MAKLUMAT — Fatwa Majelis Ulama Indonesia (MUI) Jawa Timur tentang penggunaan sound horeg lahir dari keresahan masyarakat. Suara penolakan terhadap praktik penggunaan sistem audio berdaya tinggi ini menguat dan mendorong lahirnya satu fatwa yang bersifat publik. Fatwa Nomor 1 Tahun 2025 tidak muncul begitu saja. Melainkan melalui proses panjang yang melibatkan aduan warga, studi lapangan, hingga sidang terbuka lintas sektor.
Permohonan fatwa diajukan secara resmi kepada MUI Jawa Timur pada 3 Juli 2025. Dalam surat yang masuk, warga menyampaikan keprihatinan atas penggunaan sound horeg yang dianggap meresahkan, melanggar norma, dan mengganggu ketenangan lingkungan. Keluhan itu tidak berdiri sendiri.
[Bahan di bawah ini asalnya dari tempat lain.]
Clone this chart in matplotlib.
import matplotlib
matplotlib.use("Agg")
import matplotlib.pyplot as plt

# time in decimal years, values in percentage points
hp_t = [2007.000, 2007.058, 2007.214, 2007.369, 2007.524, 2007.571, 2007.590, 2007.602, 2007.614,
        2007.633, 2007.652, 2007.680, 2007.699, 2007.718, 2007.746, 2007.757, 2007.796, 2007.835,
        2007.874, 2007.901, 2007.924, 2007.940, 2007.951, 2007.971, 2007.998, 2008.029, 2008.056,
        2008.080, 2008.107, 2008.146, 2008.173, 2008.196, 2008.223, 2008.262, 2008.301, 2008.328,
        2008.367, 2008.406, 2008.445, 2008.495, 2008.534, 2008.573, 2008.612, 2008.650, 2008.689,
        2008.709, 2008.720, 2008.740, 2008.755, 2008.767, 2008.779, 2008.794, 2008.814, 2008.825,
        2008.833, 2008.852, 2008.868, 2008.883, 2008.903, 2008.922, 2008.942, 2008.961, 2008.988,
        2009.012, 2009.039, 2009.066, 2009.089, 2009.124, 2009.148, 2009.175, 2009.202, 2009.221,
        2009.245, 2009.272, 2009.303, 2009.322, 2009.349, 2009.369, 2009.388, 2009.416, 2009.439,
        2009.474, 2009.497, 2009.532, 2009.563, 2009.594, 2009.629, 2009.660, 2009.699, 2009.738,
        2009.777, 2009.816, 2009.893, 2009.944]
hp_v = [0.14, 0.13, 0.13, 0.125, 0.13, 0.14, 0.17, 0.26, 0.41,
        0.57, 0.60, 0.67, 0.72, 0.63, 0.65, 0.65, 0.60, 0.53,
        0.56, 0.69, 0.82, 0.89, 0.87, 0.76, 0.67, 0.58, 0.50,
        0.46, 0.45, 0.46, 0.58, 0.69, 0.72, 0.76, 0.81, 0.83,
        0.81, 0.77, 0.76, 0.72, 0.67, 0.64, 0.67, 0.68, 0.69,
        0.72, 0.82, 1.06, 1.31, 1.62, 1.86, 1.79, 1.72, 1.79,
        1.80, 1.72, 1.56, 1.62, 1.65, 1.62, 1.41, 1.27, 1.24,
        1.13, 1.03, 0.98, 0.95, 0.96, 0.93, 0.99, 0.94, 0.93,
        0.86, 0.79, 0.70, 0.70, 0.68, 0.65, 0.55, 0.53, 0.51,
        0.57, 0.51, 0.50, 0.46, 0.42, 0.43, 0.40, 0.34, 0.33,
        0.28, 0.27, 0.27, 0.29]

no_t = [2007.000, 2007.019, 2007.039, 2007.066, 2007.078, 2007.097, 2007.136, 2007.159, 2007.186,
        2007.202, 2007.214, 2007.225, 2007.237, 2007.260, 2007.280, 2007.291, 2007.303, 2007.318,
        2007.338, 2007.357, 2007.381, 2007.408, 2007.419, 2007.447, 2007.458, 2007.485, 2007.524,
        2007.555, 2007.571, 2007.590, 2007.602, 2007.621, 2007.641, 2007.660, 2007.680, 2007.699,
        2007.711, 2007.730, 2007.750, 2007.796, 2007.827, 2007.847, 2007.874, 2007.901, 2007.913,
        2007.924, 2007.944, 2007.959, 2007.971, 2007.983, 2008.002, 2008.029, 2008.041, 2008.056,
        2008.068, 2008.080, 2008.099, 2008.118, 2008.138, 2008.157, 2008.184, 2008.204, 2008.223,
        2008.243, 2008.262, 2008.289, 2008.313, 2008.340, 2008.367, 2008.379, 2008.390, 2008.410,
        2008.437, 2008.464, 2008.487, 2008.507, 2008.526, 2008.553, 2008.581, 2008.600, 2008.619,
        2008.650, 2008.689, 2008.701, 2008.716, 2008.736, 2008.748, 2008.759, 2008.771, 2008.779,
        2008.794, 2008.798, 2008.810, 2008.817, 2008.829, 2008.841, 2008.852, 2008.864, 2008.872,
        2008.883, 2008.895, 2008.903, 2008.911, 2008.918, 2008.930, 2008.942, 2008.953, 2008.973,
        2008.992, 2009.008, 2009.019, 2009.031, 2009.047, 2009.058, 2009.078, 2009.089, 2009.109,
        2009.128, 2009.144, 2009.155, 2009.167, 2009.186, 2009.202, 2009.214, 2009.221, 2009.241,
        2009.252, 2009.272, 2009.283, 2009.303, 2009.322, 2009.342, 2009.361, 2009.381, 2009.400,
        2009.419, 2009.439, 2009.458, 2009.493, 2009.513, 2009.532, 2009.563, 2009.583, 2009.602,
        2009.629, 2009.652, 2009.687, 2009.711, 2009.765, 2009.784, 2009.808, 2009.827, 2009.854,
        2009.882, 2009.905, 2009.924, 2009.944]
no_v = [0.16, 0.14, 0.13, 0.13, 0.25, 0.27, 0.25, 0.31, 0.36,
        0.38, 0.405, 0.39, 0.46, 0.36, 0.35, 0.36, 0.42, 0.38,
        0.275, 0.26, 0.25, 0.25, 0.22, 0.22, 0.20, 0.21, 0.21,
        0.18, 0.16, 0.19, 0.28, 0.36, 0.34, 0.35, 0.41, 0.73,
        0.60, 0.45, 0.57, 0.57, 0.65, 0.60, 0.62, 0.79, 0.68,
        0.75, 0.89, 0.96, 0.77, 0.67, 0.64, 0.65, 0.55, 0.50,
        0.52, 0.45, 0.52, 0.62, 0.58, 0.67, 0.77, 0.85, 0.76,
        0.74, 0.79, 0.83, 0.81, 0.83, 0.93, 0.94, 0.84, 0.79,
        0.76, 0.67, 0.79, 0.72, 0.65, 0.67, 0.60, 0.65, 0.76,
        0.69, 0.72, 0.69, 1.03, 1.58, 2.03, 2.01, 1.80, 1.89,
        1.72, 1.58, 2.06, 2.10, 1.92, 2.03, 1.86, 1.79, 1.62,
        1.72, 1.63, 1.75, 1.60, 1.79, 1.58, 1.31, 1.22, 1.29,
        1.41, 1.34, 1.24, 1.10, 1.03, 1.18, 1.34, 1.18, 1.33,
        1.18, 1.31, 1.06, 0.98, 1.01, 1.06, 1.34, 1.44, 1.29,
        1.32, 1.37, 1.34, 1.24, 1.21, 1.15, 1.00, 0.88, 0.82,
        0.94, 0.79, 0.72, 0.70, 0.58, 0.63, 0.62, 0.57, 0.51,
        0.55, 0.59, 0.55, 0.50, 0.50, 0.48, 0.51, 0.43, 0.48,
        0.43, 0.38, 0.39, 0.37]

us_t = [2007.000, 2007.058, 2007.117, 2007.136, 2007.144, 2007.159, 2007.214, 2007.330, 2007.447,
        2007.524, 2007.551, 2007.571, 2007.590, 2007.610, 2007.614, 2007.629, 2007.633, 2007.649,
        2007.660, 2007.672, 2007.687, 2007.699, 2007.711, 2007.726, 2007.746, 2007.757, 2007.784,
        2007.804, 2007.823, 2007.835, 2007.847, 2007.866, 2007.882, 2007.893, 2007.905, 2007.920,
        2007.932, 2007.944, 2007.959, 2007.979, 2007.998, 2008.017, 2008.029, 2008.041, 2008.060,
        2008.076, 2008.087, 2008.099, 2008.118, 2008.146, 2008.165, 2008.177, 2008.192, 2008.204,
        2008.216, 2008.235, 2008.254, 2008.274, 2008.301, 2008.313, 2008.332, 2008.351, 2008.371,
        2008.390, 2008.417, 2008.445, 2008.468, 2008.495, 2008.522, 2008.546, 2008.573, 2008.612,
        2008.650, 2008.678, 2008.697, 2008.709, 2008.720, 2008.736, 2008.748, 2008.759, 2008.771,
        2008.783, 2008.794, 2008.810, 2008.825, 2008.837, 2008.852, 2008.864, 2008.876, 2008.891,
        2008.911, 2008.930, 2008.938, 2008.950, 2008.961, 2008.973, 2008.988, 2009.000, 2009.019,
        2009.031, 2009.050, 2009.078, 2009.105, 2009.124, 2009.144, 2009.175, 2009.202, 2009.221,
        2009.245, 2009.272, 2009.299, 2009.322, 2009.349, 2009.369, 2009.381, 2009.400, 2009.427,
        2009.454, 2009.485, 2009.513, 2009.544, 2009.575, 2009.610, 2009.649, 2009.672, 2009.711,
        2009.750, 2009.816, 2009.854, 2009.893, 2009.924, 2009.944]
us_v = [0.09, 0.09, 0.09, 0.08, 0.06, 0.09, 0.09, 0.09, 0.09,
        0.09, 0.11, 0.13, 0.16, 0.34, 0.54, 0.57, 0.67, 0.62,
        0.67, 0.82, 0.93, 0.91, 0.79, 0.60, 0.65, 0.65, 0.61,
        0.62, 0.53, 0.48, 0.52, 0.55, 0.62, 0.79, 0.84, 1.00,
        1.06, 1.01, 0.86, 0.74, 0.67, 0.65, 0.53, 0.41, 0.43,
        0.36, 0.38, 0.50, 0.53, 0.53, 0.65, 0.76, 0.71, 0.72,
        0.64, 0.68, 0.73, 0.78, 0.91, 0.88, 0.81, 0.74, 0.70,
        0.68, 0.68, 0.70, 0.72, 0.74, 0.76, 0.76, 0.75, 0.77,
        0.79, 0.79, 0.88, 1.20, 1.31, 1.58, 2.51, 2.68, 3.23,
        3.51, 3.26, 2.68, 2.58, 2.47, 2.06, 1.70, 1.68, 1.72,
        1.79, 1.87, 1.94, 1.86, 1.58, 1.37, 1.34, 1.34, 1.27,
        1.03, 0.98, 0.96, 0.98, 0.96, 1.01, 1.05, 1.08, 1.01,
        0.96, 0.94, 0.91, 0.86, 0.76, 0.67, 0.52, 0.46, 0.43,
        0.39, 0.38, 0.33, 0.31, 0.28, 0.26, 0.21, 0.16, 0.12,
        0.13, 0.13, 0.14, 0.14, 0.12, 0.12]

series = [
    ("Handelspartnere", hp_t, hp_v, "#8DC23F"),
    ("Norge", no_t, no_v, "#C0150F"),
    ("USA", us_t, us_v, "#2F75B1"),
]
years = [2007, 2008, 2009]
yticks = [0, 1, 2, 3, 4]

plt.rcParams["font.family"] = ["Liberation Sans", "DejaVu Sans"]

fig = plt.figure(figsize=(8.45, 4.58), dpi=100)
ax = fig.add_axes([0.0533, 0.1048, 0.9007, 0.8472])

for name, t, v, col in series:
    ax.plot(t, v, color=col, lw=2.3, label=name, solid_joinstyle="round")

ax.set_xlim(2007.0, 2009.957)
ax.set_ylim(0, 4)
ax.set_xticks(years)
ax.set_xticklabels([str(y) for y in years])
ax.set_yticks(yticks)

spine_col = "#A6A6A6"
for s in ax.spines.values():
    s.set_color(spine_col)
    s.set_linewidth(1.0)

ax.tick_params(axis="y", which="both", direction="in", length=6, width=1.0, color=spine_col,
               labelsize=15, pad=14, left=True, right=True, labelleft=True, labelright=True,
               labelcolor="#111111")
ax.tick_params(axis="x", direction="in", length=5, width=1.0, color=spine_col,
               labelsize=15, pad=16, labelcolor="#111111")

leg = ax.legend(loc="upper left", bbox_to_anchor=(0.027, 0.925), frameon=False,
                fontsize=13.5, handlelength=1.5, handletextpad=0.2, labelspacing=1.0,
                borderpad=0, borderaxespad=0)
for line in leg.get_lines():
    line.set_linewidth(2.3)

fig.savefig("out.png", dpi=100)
Bersamaan dengan surat tersebut, disertakan pula petisi penolakan yang ditandatangani oleh 828 orang dari berbagai wilayah di Jawa Timur.
Respons MUI tak berhenti pada telaah normatif keagamaan semata. Komisi Fatwa segera mengkaji permohonan itu secara komprehensif, dimulai dengan pengumpulan data empiris. Kajian lapangan dilakukan oleh tim, termasuk pengukuran tingkat kebisingan yang dihasilkan oleh sound horeg di Kabupaten Jember. Dari hasil pengukuran itu, ditemukan bahwa suara yang dihasilkan bisa mencapai antara 120 hingga 135 desibel, melebihi ambang batas aman yang ditetapkan oleh WHO.
Selain itu, MUI juga mengumpulkan berbagai bukti visual dan data empiris dari lapangan. Dalam pengumpulan tersebut, tim menemukan video dan dokumentasi penggunaan sound horeg dalam sejumlah acara yang berlangsung di jalan umum, termasuk pertunjukan musik malam hari yang diiringi joget bebas di atas mobil terbuka. Dalam video tersebut tampak perempuan berjoget dengan pakaian terbuka diiringi sorakan massa, tanpa pembatas yang memadai antara laki-laki dan perempuan.
Acara-acara tersebut tidak hanya berlangsung hingga larut malam, tetapi juga melibatkan pengeras suara berdaya tinggi yang volumenya menembus 100 hingga 115 desibel dalam radius sekitar 15 hingga 100 meter dari titik sumber. Suara bass yang mendominasi menggetarkan dinding rumah warga sekitar dan terdengar hingga ratusan meter jauhnya. MUI menilai kondisi ini tidak hanya mengganggu ketenangan masyarakat, tetapi juga memfasilitasi bentuk-bentuk kemaksiatan yang terang-terangan dilakukan di ruang publik.
Temuan lapangan di Kabupaten Jember menjadi salah satu dasar penting dalam menyimpulkan bahwa fenomena sound horeg bukan sekadar hiburan, tetapi telah menjurus pada pelanggaran norma agama dan sosial. Berdasarkan fakta tersebut, MUI menegaskan bahwa praktik-praktik seperti itu tidak dapat ditoleransi, dan penggunaan sound horeg dalam konteks tersebut dihukumi haram.
Sidang Terbuka Komisi Fatwa
Puncaknya terjadi pada 9 Juli 2025, saat MUI Jawa Timur menyelenggarakan sidang terbuka Komisi Fatwa. Dalam sidang itu, hadir perwakilan dari Biro Hukum Pemprov Jawa Timur, tenaga medis ahli THT dari Universitas Airlangga, komunitas pengusaha sound system, dan warga terdampak. Forum ini menjadi ruang diskusi yang terbuka, argumentatif, dan mengakomodasi berbagai pandangan dari sisi agama, kesehatan, hukum, dan sosial.
Hasil sidang ini kemudian dirumuskan menjadi fatwa resmi. Pada 12 Juli 2025, MUI Jawa Timur secara sah menetapkan bahwa penggunaan sound horeg yang melebihi ambang batas wajar, merusak lingkungan, membahayakan kesehatan, atau disertai kegiatan maksiat dinyatakan haram.
Penggunaan sound horeg tetap diperbolehkan jika dalam batas yang wajar dan untuk kegiatan yang sesuai syariat. Sementara itu, penggunaan untuk battle sound dan ajang pamer kekuatan suara yang bersifat mubazir dihukumi haram secara mutlak. Jika penggunaannya sampai merugikan orang lain, maka wajib dikenakan ganti rugi.